Where, as here, the petition should be dismissed on procedural grounds, a certificate of appealability "should issue if the prisoner can show: (1) 'that jurists of reason would find it debatable whether the district court was correct in its procedural ruling'; and (2) 'that jurists of reason would find it debatable whether the petition states a valid claim of the denial of a constitutional right.'" Morris v. Woodford, 229 F.3d 775, 780 (9th Cir. 2000) (quoting Slack v. McDaniel, 529 U.S. 473, 484 (2000)).

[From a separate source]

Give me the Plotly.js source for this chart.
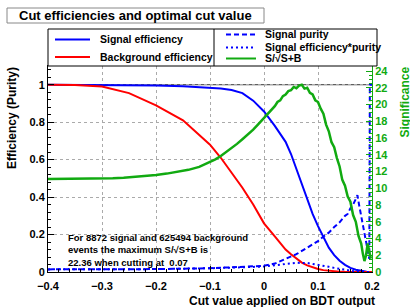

This court finds that petitioner has not satisfied the first requirement for issuance of a certificate of appealability in this case. Specifically, there is no showing that jurists of reason would find it debatable whether this action is successive. Accordingly, the district court should decline to issue a certificate of appealability.


1. Respondent's March 19, 2012 motion to dismiss be granted;

2. The petition for writ of habeas corpus be denied for lack of jurisdiction; and

3. The district court decline to issue a certificate of appealability.

These findings and recommendations are submitted to the United States District Judge assigned to the case, pursuant to the provisions of 28 U.S.C. § 636(b)(l). Within fourteen days after being served with these findings and recommendations, any party may file written objections with the court and serve a copy on all parties. Such a document should be captioned "Objections to Magistrate Judge's Findings and Recommendations." Any reply to the objections shall be served and filed within fourteen days after service of the objections. The parties are advised that failure to file objections within the specified time may waive the right to appeal the District Court's order. Martinez v. Ylst, 951 F.2d 1153 (9th Cir. 1991).